Contaba André Maurois que en una sesión de la Asamblea francesa, celebrada en los primeros años del siglo XX, la radicalización de los espíritus impulsó a los miembros de la derecha a levantarse de sus escaños entonando con pasión la Marsellesa. Tan pronto terminaron, los diputados de la izquierda empezaron a cantarla también. Lo harían en forma distinta evocando otros deseos y sueños, pero el himno era el mismo, y cuando los enemigos utilizan idénticos símbolos es imposible la guerra entre ellos. Los ejércitos van al frente llevando a la cabeza diferentes enseñas, no comparten nada en común.
En España, en cambio, basta un simple partido de fútbol para comprobar que no somos capaces de mantener las más elementales reglas de urbanidad. ¿Cómo es posible que los hinchas del Real Madrid enarbolen la bandera española, que debe ser de todos, como propia? No hace falta ser un psicólogo de tres al cuarto, de los que tanto abundan en este país, para darse cuenta que, en lógica reacción, los aficionados del Barcelona la sentirán entonces como extraña, propia de sus enemigos. Como es también una cuestión de estilo y buena educación, sería explicable que el problema pasase desapercibido para los más bestias.
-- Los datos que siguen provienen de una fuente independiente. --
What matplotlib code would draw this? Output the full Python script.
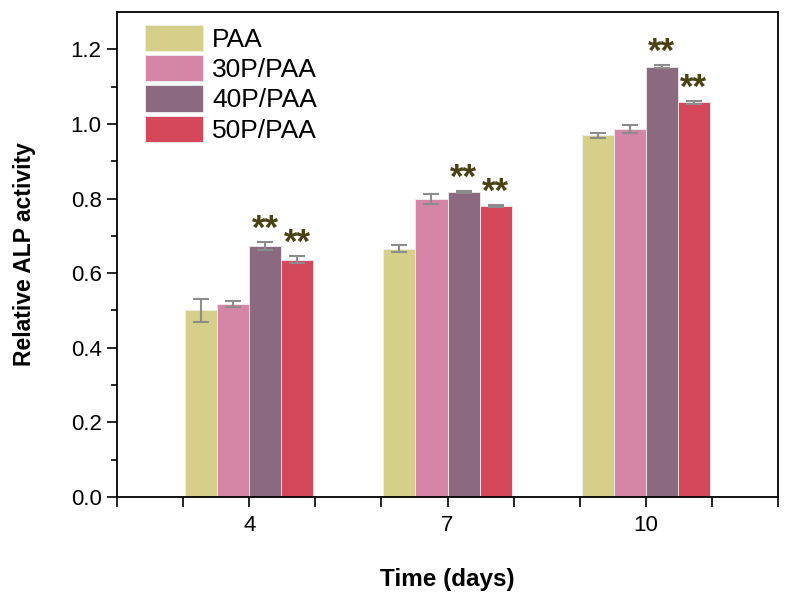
import matplotlib.pyplot as plt
import numpy as np

plt.rcParams['font.family'] = ['Liberation Sans', 'DejaVu Sans']

days = [4, 7, 10]
groups = ['PAA', '30P/PAA', '40P/PAA', '50P/PAA']
values = [
    [0.500, 0.666, 0.970],   # PAA
    [0.517, 0.799, 0.987],   # 30P/PAA
    [0.673, 0.818, 1.154],   # 40P/PAA
    [0.636, 0.780, 1.058],   # 50P/PAA
]
errors = [
    [0.030, 0.010, 0.007],
    [0.009, 0.013, 0.011],
    [0.010, 0.003, 0.003],
    [0.010, 0.003, 0.004],
]
# significance marks (group index -> list of day indices)
stars = {2: [0, 1, 2], 3: [0, 1, 2]}
colors = ['#d5cf8a', '#d585a5', '#8b6a80', '#d5485c']

fig = plt.figure(figsize=(7.87, 6.03), dpi=100)
ax = fig.add_axes([0.1487, 0.1758, 0.8399, 0.8042])

x = np.array(days, dtype=float)
w = 0.485
offs = [-1.5 * w, -0.5 * w, 0.5 * w, 1.5 * w]
for i, g in enumerate(groups):
    ax.bar(x + offs[i], values[i], w, color=colors[i], edgecolor='#eeeeee',
           linewidth=0.6, label=g, zorder=2)
    ax.errorbar(x + offs[i], values[i], yerr=errors[i], fmt='none',
                ecolor='#8c8c8c', elinewidth=1.5, capsize=6, capthick=1.5, zorder=3)
    if i in stars:
        for j in stars[i]:
            ax.text(x[j] + offs[i], values[i][j] + errors[i][j] - 0.01, '**',
                    ha='center', va='bottom', fontsize=25, color='#4a4214',
                    fontweight='bold')

ax.set_xlim(2, 12)
ax.set_ylim(0, 1.3)
ax.set_xticks(range(2, 13))
ax.set_xticklabels([str(t) if t in days else '' for t in range(2, 13)])
ax.set_yticks(np.arange(0, 1.21, 0.2))
ax.set_yticklabels(['%.1f' % v for v in np.arange(0, 1.21, 0.2)])
ax.set_yticks(np.arange(0.1, 1.3, 0.2), minor=True)
ax.tick_params(axis='both', which='major', direction='out', length=7, width=1.2,
               labelsize=16)
ax.tick_params(axis='x', pad=6)
ax.tick_params(axis='y', pad=4)
ax.tick_params(axis='y', which='minor', direction='out', length=4, width=1.2)
for s in ax.spines.values():
    s.set_linewidth(1.3)

ax.set_xlabel('Time (days)', fontsize=17.5, fontweight='bold', labelpad=23)
ax.set_ylabel('Relative ALP activity', fontsize=16.5, fontweight='bold', labelpad=25)

ax.legend(loc='upper left', bbox_to_anchor=(28 / 661, 1 - 13 / 485), frameon=False,
          fontsize=19, handlelength=2.2, handleheight=1.15, labelspacing=0.12,
          handletextpad=0.35, borderpad=0, borderaxespad=0)

fig.savefig('out.png', dpi=100)
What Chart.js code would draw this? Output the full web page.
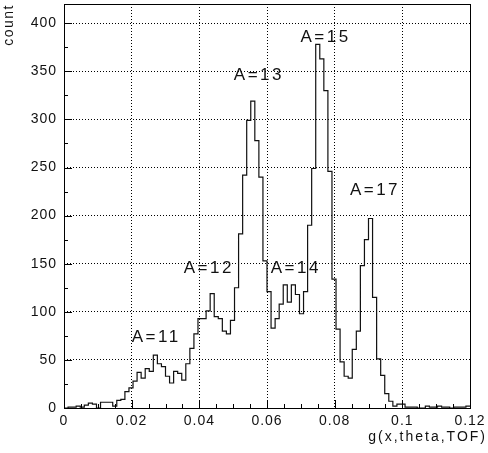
<!DOCTYPE html>
<html>
<head>
<meta charset="utf-8">
<script src="https://cdn.jsdelivr.net/npm/chart.js@4"></script>
<style>
  html,body{margin:0;padding:0;background:#fff;}
  #c{display:block;}
</style>
</head>
<body>
<canvas id="c" width="488" height="453"></canvas>
<script>
// histogram: 100 bins from 0 to 0.12
const binLow = 0;
const binWidth = 0.0012;
const counts = [
  0, 1, 1, 2, 1, 3, 5, 4, 0, 6,
  6, 6, 2, 8, 9, 17, 21, 28, 37, 31,
  41, 38, 55, 46, 43, 33, 26, 38, 36, 29,
  46, 62, 77, 93, 93, 101, 119, 95, 93, 80,
  77, 91, 125, 181, 242, 299, 319, 278, 240, 153,
  121, 83, 93, 108, 128, 110, 128, 118, 98, 121,
  190, 249, 378, 363, 330, 246, 134, 82, 48, 33,
  31, 61, 80, 148, 175, 197, 115, 51, 34, 15,
  7, 2, 4, 4, 1, 1, 1, 0, 0, 2,
  1, 1, 2, 1, 1, 0, 1, 1, 1, 2
];

// peak labels
const peakNames = ['A=11', 'A=12', 'A=13', 'A=14', 'A=15', 'A=17'];
const peakX = [0.0200, 0.0354, 0.0502, 0.0611, 0.0699, 0.0845];
const peakY = [74, 145, 346, 145, 385, 226];

const xTicks = [0, 0.02, 0.04, 0.06, 0.08, 0.1, 0.12];
const xTickLabels = ['0', '0.02', '0.04', '0.06', '0.08', '0.1', '0.12'];
const yTicks = [0, 50, 100, 150, 200, 250, 300, 350, 400];

const FONT = '"Liberation Sans", Arial, sans-serif';

// step points at bin edges
const pts = counts.map((v, i) => ({ x: binLow + i * binWidth, y: v }));
pts.push({ x: binLow + counts.length * binWidth, y: counts[counts.length - 1] });

const frame = {
  id: 'frame',
  beforeDraw(chart) {
    chart.ctx.letterSpacing = '1px';
  },
  afterDraw(chart) {
    const { ctx, chartArea: a, scales: { x, y } } = chart;
    ctx.save();
    ctx.strokeStyle = '#000';
    ctx.lineWidth = 1;
    ctx.strokeRect(Math.round(a.left) + 0.5, Math.round(a.top) + 0.5,
      Math.round(a.right - a.left), Math.round(a.bottom - a.top));

    // inward ticks
    ctx.beginPath();
    for (let v = 0; v <= 420; v += 25) {
      const py = Math.round(y.getPixelForValue(v)) + 0.5;
      const len = v % 50 === 0 ? 8 : 4;
      ctx.moveTo(a.left, py);
      ctx.lineTo(a.left + len, py);
    }
    for (let i = 0; i <= 24; i++) {
      const px = Math.round(x.getPixelForValue(i * 0.005)) + 0.5;
      const len = i % 4 === 0 ? 8 : 4;
      ctx.moveTo(px, a.bottom);
      ctx.lineTo(px, a.bottom - len);
    }
    ctx.stroke();

    // peak labels
    ctx.fillStyle = '#111';
    ctx.font = '17px ' + FONT;
    ctx.letterSpacing = '2.5px';
    ctx.textBaseline = 'middle';
    ctx.textAlign = 'left';
    peakNames.forEach((t, i) => {
      ctx.fillText(t, x.getPixelForValue(peakX[i]), y.getPixelForValue(peakY[i]));
    });

    // axis titles
    ctx.font = '14px ' + FONT;
    ctx.letterSpacing = '2px';
    ctx.textAlign = 'right';
    ctx.fillText('g(x,theta,TOF)', 487, 437);
    ctx.letterSpacing = '1.5px';
    ctx.translate(9, 4);
    ctx.rotate(-Math.PI / 2);
    ctx.textAlign = 'right';
    ctx.fillText('count', 0, 0);
    ctx.restore();
  }
};

new Chart(document.getElementById('c'), {
  type: 'line',
  data: {
    datasets: [{
      data: pts,
      stepped: 'before',
      borderColor: '#111',
      borderWidth: 1.2,
      pointRadius: 0,
      fill: false
    }]
  },
  options: {
    responsive: false,
    animation: false,
    layout: { padding: { top: 4, right: 18, left: 0, bottom: 0 } },
    plugins: { legend: { display: false }, tooltip: { enabled: false } },
    scales: {
      x: {
        type: 'linear',
        min: 0, max: 0.12,
        afterFit(s) { s.height = 45; s.paddingLeft = 0; s.paddingRight = 0; },
        afterBuildTicks(s) { s.ticks = xTicks.map(v => ({ value: v })); },
        grid: { color: '#000', lineWidth: 1, drawTicks: false },
        border: { display: false, dash: [1, 2] },
        ticks: {
          padding: 5,
          color: '#111',
          font: { family: FONT, size: 14 },
          maxRotation: 0,
          callback: (v) => { const i = xTicks.findIndex(t => Math.abs(t - v) < 1e-9); return i >= 0 ? xTickLabels[i] : ''; }
        }
      },
      y: {
        min: 0, max: 420,
        afterFit(s) { s.width = 64; s.paddingTop = 0; s.paddingBottom = 0; },
        afterBuildTicks(s) { s.ticks = yTicks.map(v => ({ value: v })); },
        grid: { color: '#000', lineWidth: 1, drawTicks: false },
        border: { display: false, dash: [1, 2] },
        ticks: {
          padding: 7,
          color: '#111',
          font: { family: FONT, size: 14 }
        }
      }
    }
  },
  plugins: [frame]
});
</script>
</body>
</html>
El problema es que los creadores de opinión, desde políticos a periodistas, no sólo no dicen nada, a veces incluso jalean la exhibición.
A finales de los años noventa, viviendo en Granada, decidí ver un partido de la Copa de Europa en un restaurante situado en el espléndido mirador de San Nicolás. Cuando al Barça, que jugaba contra un equipo alemán, le metieron el primer gol unos camareros bastante energúmenos empezaron a lanzar gritos de alegría y a explicar, sin que nadie se lo hubiera pedido, que preferían que ganase cualquier equipo extranjero a uno catalán. Todo ello ante la mirada asombrada de unos turistas que no entendían lo que podía ocurrir. A la vista de la situación, manifesté mi indignada protesta, no debí hacerlo: no sólo me dejaron sin cena, que por supuesto tuve religiosamente que pagar, me llamaron rojo separatista, y me libré por bien poco de que me soltaran un tortazo.
Es sabido que el pobre Ortega, en la discusión del Estatuto de Autonomía en el Parlamento de la II República, señaló que el problema catalán era insolucionable, sólo se le podría “conllevar”. No lo sé, pero lo indudable es que sólo será posible mantener la unidad demostrando nuestro respeto hacia unos compatriotas que son tan españoles como nosotros, o eso decimos. Además, en materia de nacionalidades, sólo cabe la inteligencia.